Security experts say the pictures developed from the Earth observation satellites could be used for military purposes. However, India claims they will only be required for environmental and scientific needs.

The Chinese Defense Ministry has already stated that it’s not worried by the planned tracking station, saying that it is not a military issue, while the Foreign Ministry has yet to comment on the issue.

However, Trevor Hollingsbee, a retired naval intelligence analyst for the UK’s Defence Ministry says that technology today is so good that satellites can have any number of uses.

"The advance of technology means the lines are blurring between civilian and military satellites," he said, as cited by Reuters. "In some cases, the imagery from a modern civilian satellite is good enough for military use."

The satellite tracking system and the data reception center in Ho Chi Minh City will be funded by the Indian Space Research Organization (IRSO). Indian officials say it will cost in the region of $23 million. However, no timeframe has been given concerning when the center will become operational.

"This is at the beginning stages, we are still in dialogue with Vietnamese authorities," said Deviprasad Karnik, an ISRO spokesman.

"It looks like a win-win for both sides, filling significant holes for the Vietnamese and expanding the range for the Indians,” said Collin Koh, a marine security expert at Singapore's S. Rajaratnam School of International Studies.

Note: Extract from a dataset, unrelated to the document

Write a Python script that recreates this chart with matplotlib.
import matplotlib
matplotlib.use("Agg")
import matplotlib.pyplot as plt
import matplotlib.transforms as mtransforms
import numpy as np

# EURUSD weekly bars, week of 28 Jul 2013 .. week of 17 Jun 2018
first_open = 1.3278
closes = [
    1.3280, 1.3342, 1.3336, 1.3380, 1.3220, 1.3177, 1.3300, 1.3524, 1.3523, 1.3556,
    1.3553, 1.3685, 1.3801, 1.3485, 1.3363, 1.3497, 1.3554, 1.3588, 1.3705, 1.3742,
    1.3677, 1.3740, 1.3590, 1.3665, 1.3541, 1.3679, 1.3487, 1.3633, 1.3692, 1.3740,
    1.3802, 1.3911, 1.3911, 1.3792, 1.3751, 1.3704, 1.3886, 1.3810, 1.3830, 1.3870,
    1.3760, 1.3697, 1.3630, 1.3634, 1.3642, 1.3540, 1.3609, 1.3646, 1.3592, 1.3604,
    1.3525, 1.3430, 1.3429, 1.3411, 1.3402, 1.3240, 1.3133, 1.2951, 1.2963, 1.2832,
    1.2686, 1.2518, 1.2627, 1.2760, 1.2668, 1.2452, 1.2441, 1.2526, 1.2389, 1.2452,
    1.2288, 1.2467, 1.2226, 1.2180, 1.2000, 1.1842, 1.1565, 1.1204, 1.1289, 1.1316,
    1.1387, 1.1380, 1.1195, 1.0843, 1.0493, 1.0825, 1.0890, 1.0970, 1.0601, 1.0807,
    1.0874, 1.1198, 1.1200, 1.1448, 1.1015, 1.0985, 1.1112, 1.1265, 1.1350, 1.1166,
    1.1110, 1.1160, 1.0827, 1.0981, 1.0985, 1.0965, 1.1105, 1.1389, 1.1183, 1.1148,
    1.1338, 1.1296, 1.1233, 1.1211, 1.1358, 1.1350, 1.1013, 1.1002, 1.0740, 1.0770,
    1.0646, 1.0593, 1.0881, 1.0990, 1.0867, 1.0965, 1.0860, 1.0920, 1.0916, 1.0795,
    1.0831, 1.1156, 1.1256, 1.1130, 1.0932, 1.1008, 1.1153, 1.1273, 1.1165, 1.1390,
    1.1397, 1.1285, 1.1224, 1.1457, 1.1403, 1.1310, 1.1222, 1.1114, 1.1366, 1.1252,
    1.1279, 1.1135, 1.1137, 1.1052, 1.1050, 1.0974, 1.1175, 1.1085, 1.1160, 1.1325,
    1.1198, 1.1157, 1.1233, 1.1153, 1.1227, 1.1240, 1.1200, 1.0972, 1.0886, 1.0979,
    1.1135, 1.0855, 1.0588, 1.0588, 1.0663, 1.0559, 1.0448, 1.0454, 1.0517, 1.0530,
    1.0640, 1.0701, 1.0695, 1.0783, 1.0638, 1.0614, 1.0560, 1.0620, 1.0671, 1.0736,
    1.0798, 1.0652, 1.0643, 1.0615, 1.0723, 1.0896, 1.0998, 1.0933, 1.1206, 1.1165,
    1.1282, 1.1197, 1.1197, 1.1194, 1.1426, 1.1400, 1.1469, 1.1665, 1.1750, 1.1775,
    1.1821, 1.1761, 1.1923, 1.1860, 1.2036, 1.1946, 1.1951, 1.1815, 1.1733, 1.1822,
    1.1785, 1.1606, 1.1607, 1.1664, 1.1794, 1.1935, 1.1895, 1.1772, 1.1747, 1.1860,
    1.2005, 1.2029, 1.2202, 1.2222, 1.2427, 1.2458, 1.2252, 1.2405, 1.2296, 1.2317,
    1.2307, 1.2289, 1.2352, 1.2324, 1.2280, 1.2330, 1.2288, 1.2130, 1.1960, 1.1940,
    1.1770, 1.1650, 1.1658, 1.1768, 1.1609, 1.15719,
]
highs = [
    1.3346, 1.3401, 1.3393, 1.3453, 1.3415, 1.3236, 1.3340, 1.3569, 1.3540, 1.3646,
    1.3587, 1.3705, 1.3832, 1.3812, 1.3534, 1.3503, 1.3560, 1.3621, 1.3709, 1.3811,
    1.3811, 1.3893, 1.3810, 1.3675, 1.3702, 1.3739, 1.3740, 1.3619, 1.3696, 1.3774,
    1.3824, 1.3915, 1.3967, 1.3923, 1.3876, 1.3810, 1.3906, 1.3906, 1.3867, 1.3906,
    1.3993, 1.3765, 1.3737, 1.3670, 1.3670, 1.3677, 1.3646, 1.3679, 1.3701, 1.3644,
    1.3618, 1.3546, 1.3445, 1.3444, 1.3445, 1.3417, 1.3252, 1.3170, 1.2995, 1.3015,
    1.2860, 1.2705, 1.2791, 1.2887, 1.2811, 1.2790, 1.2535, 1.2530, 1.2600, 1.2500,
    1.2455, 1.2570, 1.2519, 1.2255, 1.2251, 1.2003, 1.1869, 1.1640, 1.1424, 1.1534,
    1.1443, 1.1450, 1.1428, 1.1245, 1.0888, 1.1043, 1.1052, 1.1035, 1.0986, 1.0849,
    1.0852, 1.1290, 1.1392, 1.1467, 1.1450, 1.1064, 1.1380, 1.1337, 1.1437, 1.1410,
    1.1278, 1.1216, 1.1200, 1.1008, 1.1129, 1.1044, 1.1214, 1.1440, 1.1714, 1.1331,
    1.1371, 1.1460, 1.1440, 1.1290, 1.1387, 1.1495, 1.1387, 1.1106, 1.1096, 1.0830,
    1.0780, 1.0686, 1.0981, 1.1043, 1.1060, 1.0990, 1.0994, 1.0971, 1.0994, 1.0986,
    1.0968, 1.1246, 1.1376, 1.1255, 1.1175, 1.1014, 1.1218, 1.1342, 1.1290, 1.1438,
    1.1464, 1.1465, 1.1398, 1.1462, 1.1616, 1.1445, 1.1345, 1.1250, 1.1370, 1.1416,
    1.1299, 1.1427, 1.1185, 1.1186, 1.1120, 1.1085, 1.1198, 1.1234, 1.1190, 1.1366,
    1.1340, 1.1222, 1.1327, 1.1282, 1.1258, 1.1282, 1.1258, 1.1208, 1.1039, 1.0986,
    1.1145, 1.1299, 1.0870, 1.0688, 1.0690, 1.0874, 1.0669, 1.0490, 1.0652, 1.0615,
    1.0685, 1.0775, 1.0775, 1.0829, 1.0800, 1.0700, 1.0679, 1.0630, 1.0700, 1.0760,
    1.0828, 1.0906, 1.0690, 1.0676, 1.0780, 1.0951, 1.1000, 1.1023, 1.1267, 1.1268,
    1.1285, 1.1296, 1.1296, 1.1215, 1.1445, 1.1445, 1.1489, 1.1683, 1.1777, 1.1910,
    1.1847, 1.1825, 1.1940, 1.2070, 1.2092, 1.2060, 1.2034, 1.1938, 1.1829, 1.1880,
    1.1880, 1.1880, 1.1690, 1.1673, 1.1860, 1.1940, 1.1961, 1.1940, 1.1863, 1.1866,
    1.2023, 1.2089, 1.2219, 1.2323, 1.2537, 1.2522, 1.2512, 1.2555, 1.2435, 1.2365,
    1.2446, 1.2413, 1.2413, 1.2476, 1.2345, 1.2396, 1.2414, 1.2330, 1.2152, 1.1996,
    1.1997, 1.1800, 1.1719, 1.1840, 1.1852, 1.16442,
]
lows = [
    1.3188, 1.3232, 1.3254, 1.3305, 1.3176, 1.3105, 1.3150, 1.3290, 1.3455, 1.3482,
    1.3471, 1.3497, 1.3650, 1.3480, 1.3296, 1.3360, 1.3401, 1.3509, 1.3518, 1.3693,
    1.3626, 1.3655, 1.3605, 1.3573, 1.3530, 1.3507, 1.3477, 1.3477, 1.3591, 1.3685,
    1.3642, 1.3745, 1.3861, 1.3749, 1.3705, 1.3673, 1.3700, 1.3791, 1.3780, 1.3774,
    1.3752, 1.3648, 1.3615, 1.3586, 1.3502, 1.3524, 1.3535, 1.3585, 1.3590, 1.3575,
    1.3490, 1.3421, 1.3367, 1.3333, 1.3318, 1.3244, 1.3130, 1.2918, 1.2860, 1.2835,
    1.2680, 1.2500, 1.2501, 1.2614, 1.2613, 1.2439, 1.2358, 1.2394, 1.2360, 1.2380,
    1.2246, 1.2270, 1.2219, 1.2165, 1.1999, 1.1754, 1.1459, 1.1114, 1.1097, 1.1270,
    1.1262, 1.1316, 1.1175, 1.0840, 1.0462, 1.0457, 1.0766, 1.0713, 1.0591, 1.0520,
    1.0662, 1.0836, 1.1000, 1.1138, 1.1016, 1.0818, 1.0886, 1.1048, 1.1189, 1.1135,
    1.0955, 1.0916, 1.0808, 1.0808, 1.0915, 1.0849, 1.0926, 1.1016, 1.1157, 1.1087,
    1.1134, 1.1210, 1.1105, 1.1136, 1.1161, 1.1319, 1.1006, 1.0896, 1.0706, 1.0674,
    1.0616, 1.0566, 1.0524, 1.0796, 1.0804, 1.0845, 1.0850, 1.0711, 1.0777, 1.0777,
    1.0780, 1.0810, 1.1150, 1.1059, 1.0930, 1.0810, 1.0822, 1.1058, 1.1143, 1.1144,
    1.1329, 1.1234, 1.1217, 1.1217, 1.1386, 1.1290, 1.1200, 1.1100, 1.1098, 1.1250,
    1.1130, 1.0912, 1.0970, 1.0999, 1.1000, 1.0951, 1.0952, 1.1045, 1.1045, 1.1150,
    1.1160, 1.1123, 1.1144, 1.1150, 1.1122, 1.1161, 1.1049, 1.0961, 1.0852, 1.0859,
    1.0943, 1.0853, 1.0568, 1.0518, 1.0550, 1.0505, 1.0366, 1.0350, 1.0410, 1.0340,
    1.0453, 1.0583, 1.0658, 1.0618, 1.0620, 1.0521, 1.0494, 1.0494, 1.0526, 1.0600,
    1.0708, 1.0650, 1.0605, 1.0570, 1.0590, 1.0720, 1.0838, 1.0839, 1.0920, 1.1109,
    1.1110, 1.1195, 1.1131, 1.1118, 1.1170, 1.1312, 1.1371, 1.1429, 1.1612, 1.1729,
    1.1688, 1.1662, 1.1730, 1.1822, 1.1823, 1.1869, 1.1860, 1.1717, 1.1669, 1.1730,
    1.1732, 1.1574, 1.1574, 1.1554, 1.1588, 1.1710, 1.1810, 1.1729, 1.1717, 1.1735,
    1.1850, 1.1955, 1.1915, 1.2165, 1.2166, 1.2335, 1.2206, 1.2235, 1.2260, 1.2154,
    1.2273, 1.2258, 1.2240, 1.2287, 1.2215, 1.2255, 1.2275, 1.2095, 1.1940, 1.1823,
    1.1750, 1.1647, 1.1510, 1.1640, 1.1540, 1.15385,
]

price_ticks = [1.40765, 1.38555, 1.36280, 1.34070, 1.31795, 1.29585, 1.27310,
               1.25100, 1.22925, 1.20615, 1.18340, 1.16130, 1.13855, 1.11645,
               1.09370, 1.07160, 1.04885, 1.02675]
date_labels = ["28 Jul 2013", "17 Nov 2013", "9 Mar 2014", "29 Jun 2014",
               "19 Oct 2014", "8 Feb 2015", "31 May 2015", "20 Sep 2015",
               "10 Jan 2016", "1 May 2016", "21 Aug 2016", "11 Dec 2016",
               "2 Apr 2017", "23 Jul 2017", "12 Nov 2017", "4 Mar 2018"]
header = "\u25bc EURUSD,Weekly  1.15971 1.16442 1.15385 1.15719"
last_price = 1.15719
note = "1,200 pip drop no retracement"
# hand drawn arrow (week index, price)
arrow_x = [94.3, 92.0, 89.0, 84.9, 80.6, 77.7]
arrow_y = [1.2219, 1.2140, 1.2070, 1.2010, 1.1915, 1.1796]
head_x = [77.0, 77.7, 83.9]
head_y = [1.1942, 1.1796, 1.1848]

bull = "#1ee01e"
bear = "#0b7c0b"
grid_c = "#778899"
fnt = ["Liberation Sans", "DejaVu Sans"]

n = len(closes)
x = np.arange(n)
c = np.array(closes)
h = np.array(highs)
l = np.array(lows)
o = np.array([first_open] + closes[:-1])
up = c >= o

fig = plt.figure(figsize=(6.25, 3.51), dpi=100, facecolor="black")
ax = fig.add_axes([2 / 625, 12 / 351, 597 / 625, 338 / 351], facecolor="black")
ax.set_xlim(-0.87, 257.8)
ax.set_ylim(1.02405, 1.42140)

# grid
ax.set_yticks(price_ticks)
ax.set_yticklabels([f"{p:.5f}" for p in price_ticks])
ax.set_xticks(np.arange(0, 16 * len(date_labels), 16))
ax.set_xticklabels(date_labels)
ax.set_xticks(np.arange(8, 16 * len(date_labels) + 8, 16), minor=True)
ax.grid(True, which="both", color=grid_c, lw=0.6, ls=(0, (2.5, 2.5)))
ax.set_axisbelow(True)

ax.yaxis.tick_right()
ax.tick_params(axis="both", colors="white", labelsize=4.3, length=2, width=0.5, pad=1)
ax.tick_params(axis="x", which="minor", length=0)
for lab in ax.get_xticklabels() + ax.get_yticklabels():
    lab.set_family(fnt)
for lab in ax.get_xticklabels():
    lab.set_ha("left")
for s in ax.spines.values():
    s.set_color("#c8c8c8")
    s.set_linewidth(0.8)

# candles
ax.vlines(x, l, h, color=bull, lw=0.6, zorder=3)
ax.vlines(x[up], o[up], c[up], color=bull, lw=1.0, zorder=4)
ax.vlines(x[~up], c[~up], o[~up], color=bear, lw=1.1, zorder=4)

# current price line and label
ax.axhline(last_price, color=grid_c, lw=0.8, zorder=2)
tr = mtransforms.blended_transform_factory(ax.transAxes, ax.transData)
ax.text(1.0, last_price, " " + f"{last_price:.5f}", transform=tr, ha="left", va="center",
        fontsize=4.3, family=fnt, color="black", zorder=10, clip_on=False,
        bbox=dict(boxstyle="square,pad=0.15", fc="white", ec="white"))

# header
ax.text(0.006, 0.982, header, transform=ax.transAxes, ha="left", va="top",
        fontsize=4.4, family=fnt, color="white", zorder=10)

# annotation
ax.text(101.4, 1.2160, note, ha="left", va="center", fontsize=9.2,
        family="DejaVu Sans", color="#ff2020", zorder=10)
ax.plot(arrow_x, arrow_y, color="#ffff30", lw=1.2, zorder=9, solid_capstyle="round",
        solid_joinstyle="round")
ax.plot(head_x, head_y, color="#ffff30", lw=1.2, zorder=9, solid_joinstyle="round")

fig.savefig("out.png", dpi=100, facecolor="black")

In return for granting India use of the tracking site, Vietnam will receive images satellite images, which Hanoi will look to use to advance its intelligence, surveillance and reconnaissance technologies. Vietnam has been locked in a dispute with Beijing over territorial boundaries in the South China Sea.

"This is a sort of quid pro quo which will enable Vietnam to receive IRS [Indian remote sensing] pictures directly, that is, without asking India," said an official who did not want to be identified because he was not authorized to speak to the media.

India has been looking to assert itself militarily in the region. In December, New Delhi gave the green light to purchase several Russian-made S-400 air defense systems, in a multibillion-dollar deal. Indian military could become the second country in the world after China to procure state-of-the-art S-400s.

Prime Minister Narendra Modi also gave a $100 million credit line to Hanoi, to enable it to upgrade its military. In return, Vietnam granted India oil exploration rights off its coast in waters which are disputed with China.

"You want to engage Vietnam in every sphere. The reason is obvious - China," said retired Indian Air Force group captain Ajay Lele at the New Delhi-based Institute for Defence Studies and Analyses.